Whether you care about 3D or not, it’s a big deal to the manufacturers. Every big brand has been falling over itself to tell us how much effort they’ve put into making their 2011 3D TVs better.
So when we clocked the shockingly poor state of the 3D pictures of Sony’s 32EX723 a couple of months back, we couldn’t believe our eyes. Surely the unfocussed, crosstalk-crazy 3D mess must be the result of a faulty sample or something? Sadly, no. This really was how they’d look to anyone unlucky enough to buy the TV.
Then it occurred to us that maybe the problems were restricted to the 32in model - a result, perhaps, of that size using a rogue panel?
Again, alas, this is not the case. A fact we now know because we’ve been looking at the 32EX723’s bigger brother, the 40EX723 - and its 3D pictures are every bit as nasty, as we’ll discover later. First, though, we should focus on the 40EX723’s design and specification - two areas where the 40EX723 is much more successful.
Aesthetically it’s distinguished by the pleasing narrowness of its bezel, and the reasonably high quality of its finish. The use of a deep grey in the bottom edge to contrast with the black of the other three sides works quite nicely too.
Its connections are very respectable for a 40in 3D TV we’ve found for under £700, with highlights of four v1.4 HDMIs, two USBs and an Ethernet port. The USBs can record from the set’s integrated Freeview HD tuner or play music, photo and video files from USB storage devices, and the Ethernet port can transport you to the delights of Sony’s latest Bravia Internet Video service.

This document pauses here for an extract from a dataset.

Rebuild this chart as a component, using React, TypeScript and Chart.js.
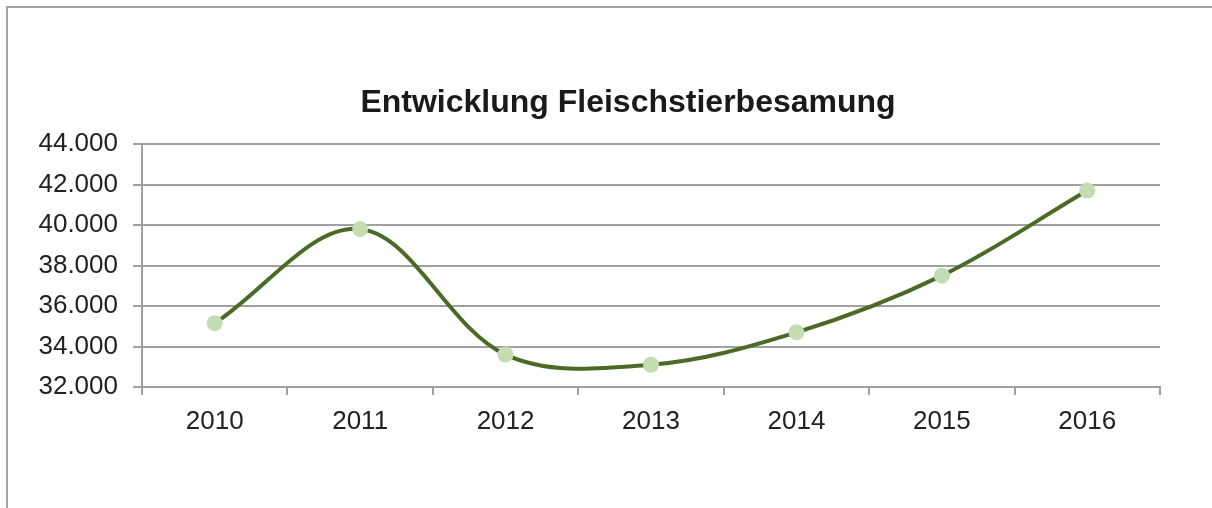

BIV focusses heavily on video streaming content, with highlights including the BBC iPlayer, YouTube, LoveFilm, the Demand Five Channel 5 catchup service, a vault of old Sony TV series including Rescue Me and Kidnapped, Sony’s own subscription Qriocity video and music service, Eurosport and an interactive Sky News feed. There are now also Twitter, Facebook and Skype ‘widgets’, but for us its the amount of video that makes BIV so successful as an online TV platform.
You can also make the TV wi-fi if you add an optional extra dongle to one of the USB ports.
One thing to note if you’re thinking of hanging a 40EX723 on a wall is that many of the connections - including three HDMIs and the RF input - face directly out of the TV’s rear, which could present you with a few problems unless you can dig out a hole for the cables to sit in.
The 40EX723’s screen is inevitably full HD, and in processing terms boasts Sony’s Bravia Engine, 200Hz TruMotion, and Sony’s new X-Reality system for improving the look of low quality video, especially that from Internet sources.
Calling up the onscreen menus via the lightweight but effectively laid out remote control reveals a menu system similar to that seen recently on Sharp’s 46LE831E, whereby the picture is reduced to make room for menu ‘bars’ to appear across the bottom and down the side. Sony’s get more onscreen real estate to work with, though, which makes them a bit easier to use - though there’s still quite a bit of scrolling around at times to get to even some fairly basic features.